**Exercise aim**
Do not include the pictures; repeat the rest of the data exactly.

**Dataset extract**
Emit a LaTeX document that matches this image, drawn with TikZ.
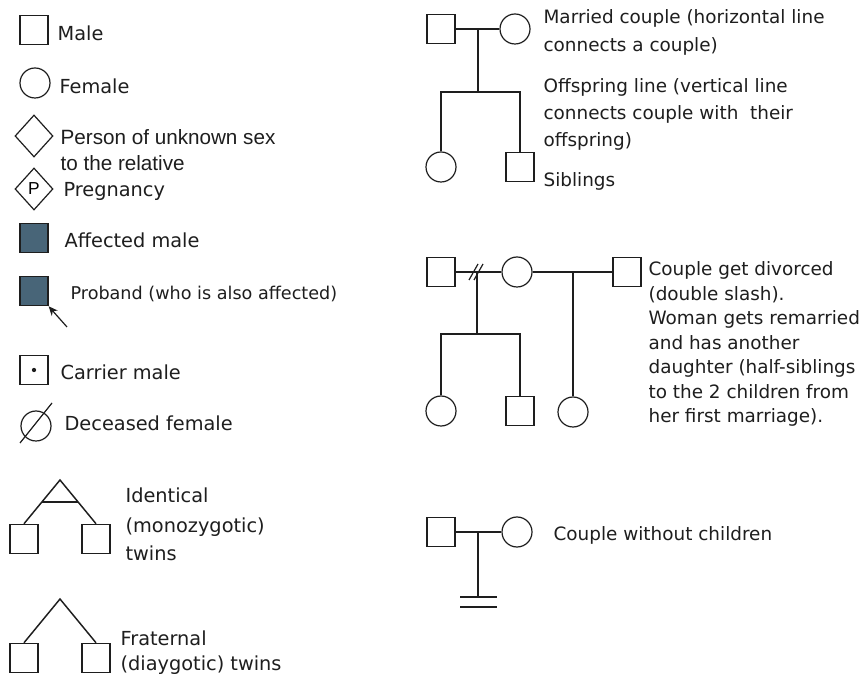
\documentclass[tikz,border=0pt]{standalone}
\usepackage{fontspec}
\setmainfont{DejaVu Sans}
\newfontfamily\arialf{Liberation Sans}
\usetikzlibrary{shapes.geometric,arrows.meta,calc}
\definecolor{affected}{RGB}{72,101,120}
\definecolor{ink}{RGB}{30,30,30}
\begin{document}
\begin{tikzpicture}[x=0.75pt,y=-0.75pt, line width=0.9pt, draw=ink,
  male/.style={draw=ink, rectangle, minimum width=21pt, minimum height=22pt, inner sep=0pt},
  female/.style={draw=ink, circle, minimum size=22.5pt, inner sep=0pt},
  unk/.style={draw=ink, diamond, minimum width=28.5pt, minimum height=31.5pt, inner sep=0pt},
  lab/.style={anchor=west, inner sep=0pt, text=ink, font=\fontsize{14.5}{17}\selectfont},
  rlab/.style={anchor=west, inner sep=0pt, text=ink, font=\fontsize{13.8}{16}\selectfont},
  alab/.style={anchor=west, inner sep=0pt, text=ink, font=\arialf\fontsize{15.5}{18}\selectfont},
  link/.style={draw=ink, line width=1.1pt}]
\useasboundingbox (0,0) rectangle (868,680);
\fill[white] (0,0) rectangle (868,680);

% ---------- left legend ----------
\node[male] (male) at (34,30) {};
\node[lab] (tmale) at (57,33) {Male};
\node[female] (fem) at (35,83) {};
\node[lab] (tfem) at (59,86) {Female};
\node[unk] (unk) at (34,136) {};
\node[alab] (tunk1) at (60,137) {Person of unknown sex};
\node[alab] (tunk2) at (60,163) {to the relative};
\node[unk] (preg) at (34,189) {\arialf\fontsize{13}{14}\selectfont P};
\node[lab] (tpreg) at (63,191) {Pregnancy};
\node[male, fill=affected] (aff) at (34,238) {};
\node[lab] (taff) at (64,240) {Affected male};
\node[male, fill=affected] (prob) at (34,291) {};
\coordinate (parrow) at (67,327);
\draw[link, line width=0.9pt, -{Stealth[length=7pt,width=6pt]}] (parrow) -- (prob.south east);
\node[lab, font=\fontsize{13.2}{15}\selectfont] (tprob) at (70,294) {Proband (who is also affected)};
\node[male] (car) at (34,370) {};
\fill[ink] (car.center) circle[radius=1.6pt];
\node[lab] (tcar) at (60,372) {Carrier male};
\node[female] (dec) at (36,426) {};
\coordinate (d1) at (20,443);
\coordinate (d2) at (52,403);
\draw[link, line width=0.9pt] (d1) -- (d2);
\node[lab] (tdec) at (64,423) {Deceased female};

% identical twins
\node[male] (t1) at (24,539) {};
\node[male] (t2) at (96,539) {};
\coordinate (apex1) at (60,480);
\draw[link] (t1.north) -- (apex1) -- (t2.north);
\draw[link] ($(apex1)!0.5!(t1.north)$) -- ($(apex1)!0.5!(t2.north)$);
\node[lab] (tid1) at (125,495) {Identical};
\node[lab] (tid2) at (125,527) {(monozygotic)};
\node[lab] (tid3) at (125,553) {twins};

% fraternal twins
\node[male] (t3) at (24,658) {};
\node[male] (t4) at (96,658) {};
\coordinate (apex2) at (60,599);
\draw[link] (t3.north) -- (apex2) -- (t4.north);
\node[lab] (tfr1) at (120,638) {Fraternal};
\node[lab] (tfr2) at (120,665) {(diaygotic) twins};

% ---------- right: married couple ----------
\node[male] (m1) at (441,29) {};
\node[female] (f1) at (515,29) {};
\draw[link] (m1) -- (f1);
\coordinate (o1) at (478,29);
\coordinate (o1b) at (478,92);
\node[female] (c1) at (441,167) {};
\node[male] (c2) at (520,167) {};
\draw[link] (o1) -- (o1b);
\draw[link] (c1.north) |- (o1b) -| (c2.north);
\node[rlab] (r1) at (543,18) {Married couple (horizontal line};
\node[rlab] (r2) at (543,46) {connects a couple)};
\node[rlab] (r3) at (543,87) {Offspring line (vertical line};
\node[rlab] (r4) at (543,114) {connects couple with\ \ their};
\node[rlab] (r5) at (543,141) {offspring)};
\node[rlab] (r6) at (543,181) {Siblings};

% ---------- divorce / remarriage ----------
\node[male] (m2) at (441,272) {};
\node[female] (f2) at (517,272) {};
\node[male] (m3) at (627,272) {};
\draw[link] (m2) -- (f2);
\draw[link] (f2) -- (m3);
\coordinate (s1a) at (469,280);
\coordinate (s1b) at (478,264);
\coordinate (s2a) at (474,280);
\coordinate (s2b) at (483,264);
\draw[link, line width=0.9pt] (s1a) -- (s1b);
\draw[link, line width=0.9pt] (s2a) -- (s2b);
\coordinate (o2) at (477,272);
\coordinate (o2b) at (477,334);
\node[female] (c3) at (441,411) {};
\node[male] (c4) at (520,411) {};
\draw[link] (o2) -- (o2b);
\draw[link] (c3.north) |- (o2b) -| (c4.north);
\coordinate (o3) at (573,272);
\node[female] (c5) at (573,412) {};
\draw[link] (o3) -- (c5.north);
\node[rlab] (q1) at (648,270) {Couple get divorced};
\node[rlab] (q2) at (648,295) {(double slash).};
\node[rlab] (q3) at (648,319) {Woman gets remarried};
\node[rlab] (q4) at (648,343) {and has another};
\node[rlab] (q5) at (648,368) {daughter (half-siblings};
\node[rlab] (q6) at (648,392) {to the 2 children from};
\node[rlab] (q7) at (648,417) {her first marriage).};

% ---------- couple without children ----------
\node[male] (m4) at (441,532) {};
\node[female] (f4) at (517,532) {};
\draw[link] (m4) -- (f4);
\coordinate (o4) at (478,532);
\coordinate (o4b) at (478,597);
\draw[link] (o4) -- (o4b);
\coordinate (b1a) at (460,597);
\coordinate (b1b) at (497,597);
\coordinate (b2a) at (460,607);
\coordinate (b2b) at (497,607);
\draw[link] (b1a) -- (b1b);
\draw[link] (b2a) -- (b2b);
\node[rlab] (w1) at (553,535) {Couple without children};
\end{tikzpicture}
\end{document}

**Exercise output**
Emit a LaTeX document that matches this image, drawn with TikZ.
\documentclass[tikz,border=0pt]{standalone}
\usepackage{fontspec}
\setmainfont{DejaVu Sans}
\newfontfamily\arialf{Liberation Sans}
\usetikzlibrary{shapes.geometric,arrows.meta,calc}
\definecolor{affected}{RGB}{72,101,120}
\definecolor{ink}{RGB}{30,30,30}
\begin{document}
\begin{tikzpicture}[x=0.75pt,y=-0.75pt, line width=0.9pt, draw=ink,
  male/.style={draw=ink, rectangle, minimum width=21pt, minimum height=22pt, inner sep=0pt},
  female/.style={draw=ink, circle, minimum size=22.5pt, inner sep=0pt},
  unk/.style={draw=ink, diamond, minimum width=28.5pt, minimum height=31.5pt, inner sep=0pt},
  lab/.style={anchor=west, inner sep=0pt, text=ink, font=\fontsize{14.5}{17}\selectfont},
  rlab/.style={anchor=west, inner sep=0pt, text=ink, font=\fontsize{13.8}{16}\selectfont},
  alab/.style={anchor=west, inner sep=0pt, text=ink, font=\arialf\fontsize{15.5}{18}\selectfont},
  link/.style={draw=ink, line width=1.1pt}]
\useasboundingbox (0,0) rectangle (868,680);
\fill[white] (0,0) rectangle (868,680);

% ---------- left legend ----------
\node[male] (male) at (34,30) {};
\node[lab] (tmale) at (57,33) {Male};
\node[female] (fem) at (35,83) {};
\node[lab] (tfem) at (59,86) {Female};
\node[unk] (unk) at (34,136) {};
\node[alab] (tunk1) at (60,137) {Person of unknown sex};
\node[alab] (tunk2) at (60,163) {to the relative};
\node[unk] (preg) at (34,189) {\arialf\fontsize{13}{14}\selectfont P};
\node[lab] (tpreg) at (63,191) {Pregnancy};
\node[male, fill=affected] (aff) at (34,238) {};
\node[lab] (taff) at (64,240) {Affected male};
\node[male, fill=affected] (prob) at (34,291) {};
\coordinate (parrow) at (67,327);
\draw[link, line width=0.9pt, -{Stealth[length=7pt,width=6pt]}] (parrow) -- (prob.south east);
\node[lab, font=\fontsize{13.2}{15}\selectfont] (tprob) at (70,294) {Proband (who is also affected)};
\node[male] (car) at (34,370) {};
\fill[ink] (car.center) circle[radius=1.6pt];
\node[lab] (tcar) at (60,372) {Carrier male};
\node[female] (dec) at (36,426) {};
\coordinate (d1) at (20,443);
\coordinate (d2) at (52,403);
\draw[link, line width=0.9pt] (d1) -- (d2);
\node[lab] (tdec) at (64,423) {Deceased female};

% identical twins
\node[male] (t1) at (24,539) {};
\node[male] (t2) at (96,539) {};
\coordinate (apex1) at (60,480);
\draw[link] (t1.north) -- (apex1) -- (t2.north);
\draw[link] ($(apex1)!0.5!(t1.north)$) -- ($(apex1)!0.5!(t2.north)$);
\node[lab] (tid1) at (125,495) {Identical};
\node[lab] (tid2) at (125,527) {(monozygotic)};
\node[lab] (tid3) at (125,553) {twins};

% fraternal twins
\node[male] (t3) at (24,658) {};
\node[male] (t4) at (96,658) {};
\coordinate (apex2) at (60,599);
\draw[link] (t3.north) -- (apex2) -- (t4.north);
\node[lab] (tfr1) at (120,638) {Fraternal};
\node[lab] (tfr2) at (120,665) {(diaygotic) twins};

% ---------- right: married couple ----------
\node[male] (m1) at (441,29) {};
\node[female] (f1) at (515,29) {};
\draw[link] (m1) -- (f1);
\coordinate (o1) at (478,29);
\coordinate (o1b) at (478,92);
\node[female] (c1) at (441,167) {};
\node[male] (c2) at (520,167) {};
\draw[link] (o1) -- (o1b);
\draw[link] (c1.north) |- (o1b) -| (c2.north);
\node[rlab] (r1) at (543,18) {Married couple (horizontal line};
\node[rlab] (r2) at (543,46) {connects a couple)};
\node[rlab] (r3) at (543,87) {Offspring line (vertical line};
\node[rlab] (r4) at (543,114) {connects couple with\ \ their};
\node[rlab] (r5) at (543,141) {offspring)};
\node[rlab] (r6) at (543,181) {Siblings};

% ---------- divorce / remarriage ----------
\node[male] (m2) at (441,272) {};
\node[female] (f2) at (517,272) {};
\node[male] (m3) at (627,272) {};
\draw[link] (m2) -- (f2);
\draw[link] (f2) -- (m3);
\coordinate (s1a) at (469,280);
\coordinate (s1b) at (478,264);
\coordinate (s2a) at (474,280);
\coordinate (s2b) at (483,264);
\draw[link, line width=0.9pt] (s1a) -- (s1b);
\draw[link, line width=0.9pt] (s2a) -- (s2b);
\coordinate (o2) at (477,272);
\coordinate (o2b) at (477,334);
\node[female] (c3) at (441,411) {};
\node[male] (c4) at (520,411) {};
\draw[link] (o2) -- (o2b);
\draw[link] (c3.north) |- (o2b) -| (c4.north);
\coordinate (o3) at (573,272);
\node[female] (c5) at (573,412) {};
\draw[link] (o3) -- (c5.north);
\node[rlab] (q1) at (648,270) {Couple get divorced};
\node[rlab] (q2) at (648,295) {(double slash).};
\node[rlab] (q3) at (648,319) {Woman gets remarried};
\node[rlab] (q4) at (648,343) {and has another};
\node[rlab] (q5) at (648,368) {daughter (half-siblings};
\node[rlab] (q6) at (648,392) {to the 2 children from};
\node[rlab] (q7) at (648,417) {her first marriage).};

% ---------- couple without children ----------
\node[male] (m4) at (441,532) {};
\node[female] (f4) at (517,532) {};
\draw[link] (m4) -- (f4);
\coordinate (o4) at (478,532);
\coordinate (o4b) at (478,597);
\draw[link] (o4) -- (o4b);
\coordinate (b1a) at (460,597);
\coordinate (b1b) at (497,597);
\coordinate (b2a) at (460,607);
\coordinate (b2b) at (497,607);
\draw[link] (b1a) -- (b1b);
\draw[link] (b2a) -- (b2b);
\node[rlab] (w1) at (553,535) {Couple without children};
\end{tikzpicture}
\end{document}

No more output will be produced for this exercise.